Name it Watts or Compton...then burn it down.
Fake Black History. Just like Kwanzaa.
Or Juneteenth https://www.timesunion.com/news/article/Sheehan-signs-order-making-Juneteenth-a-holiday-15347617.php
He must be rolling in his grave over the status of his city.
Everybody knows Chicago was founded by a transvestite.
(Now they just have to make up a fake history—and go for it!)
“Without him, there would be no Chicago”
Geography made the area destined.
“Native Americans had used the portage for thousands of years before the arrival of Europeans. They found the Chicago Portage to be a convenient transportation route between the shores of Lake Michigan and the Mississippi River in the interior.”
“By 1673 the French had established a trading post at present day Mackinac Island at the top of Lake Michigan. In that year, the first Intendant (administrator) of New France, having heard of reports of a great river to the West and hoping it would be the long-sought “Northwest Passage” to the Pacific Ocean, ordered a reconnaissance mission to find and explore this river. In May of that year the group, consisting of Louis Jolliet, Father Jacques Marquette, and five voyageurs set out on their voyage of discovery.
“Accordingly, on The 17th day of may, 1673, we started from the Mission of St. Ignace at Michilimakinac where I Then was. The Joy that we felt at being selected for This Expedition animated our Courage, and rendered the labor of paddling from morning to night agreeable to us.

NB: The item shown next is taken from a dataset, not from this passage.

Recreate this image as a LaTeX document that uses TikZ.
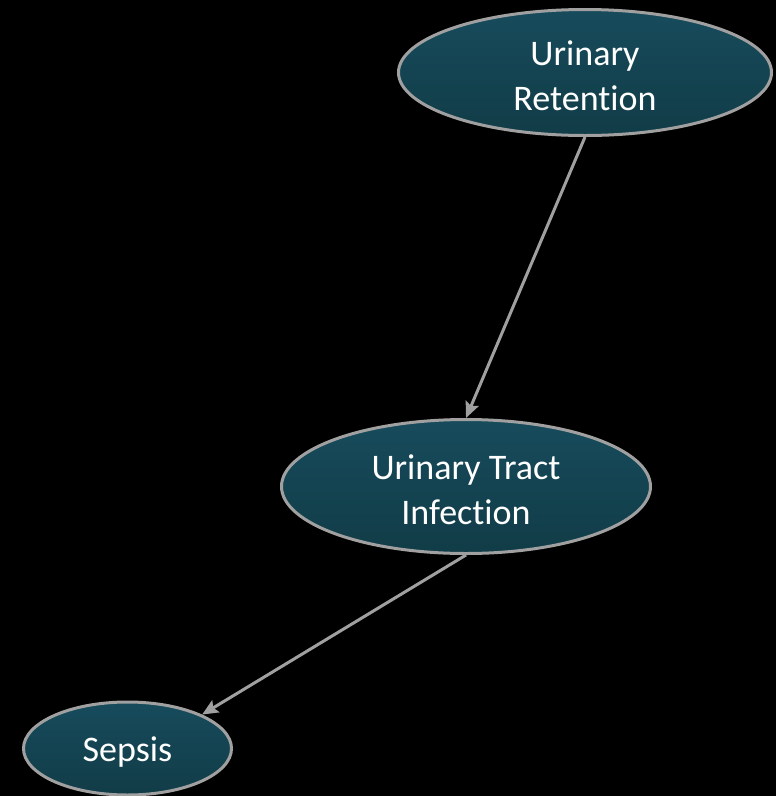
\documentclass[tikz,border=0pt]{standalone}
\usepackage{fontspec}
\setmainfont[Ligatures={NoCommon,NoRequired,NoContextual}]{Carlito}
\usetikzlibrary{shapes.geometric,arrows.meta}
\definecolor{edgegray}{HTML}{A0A0A0}
\definecolor{tealtop}{HTML}{174B5C}
\definecolor{tealbot}{HTML}{113C47}
\tikzset{
  x=1pt,y=-1pt,
  disease/.style={ellipse,draw=edgegray,line width=3pt,top color=tealtop,bottom color=tealbot,
    text=white,inner sep=0pt,font=\fontsize{36}{45}\selectfont,align=center},
  link/.style={draw=edgegray,line width=3pt,-{Stealth[length=16pt,width=14pt,inset=3pt]}}
}
\begin{document}
\begin{tikzpicture}
\fill[black] (0,0) rectangle (776,796);
\useasboundingbox (0,0) rectangle (776,796);
\node[disease,minimum width=373pt,minimum height=126pt] (ur) at (585,72.5) {\strut Urinary\\Retention};
\node[disease,minimum width=369pt,minimum height=134pt] (uti) at (466,486.5) {\strut Urinary Tract\\Infection};
\node[disease,minimum width=208pt,minimum height=93pt] (sep) at (127.5,748.5) {\raisebox{-4pt}[\height][\depth]{Sepsis}};
\draw[link] (ur.south) -- (uti.north);
\draw[link] (uti.south) -- (sep.north east);
\end{tikzpicture}
\end{document}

“The explorers found the Mississippi River, explored it, and then returned to Michilimakinac by a different route on the advice of Native Americans they had encountered along the way, who told them that there was a better way to return to Lake Michigan. Travelling by stages up the Illinois River to the Des Plaines River, in September of 1673 members of the Caskaskia, a tribe of the Illinois Confederation, led Jolliet and Marquette to the western end of what became known as the Chicago Portage.”
https://en.wikipedia.org/wiki/Chicago_Portage
https://en.wikipedia.org/wiki/Pioneer_Court
Perhaps Du Sable/Kinzie Court would be a better name.
Du Sable’s cabin was not on Lake Shore Drive.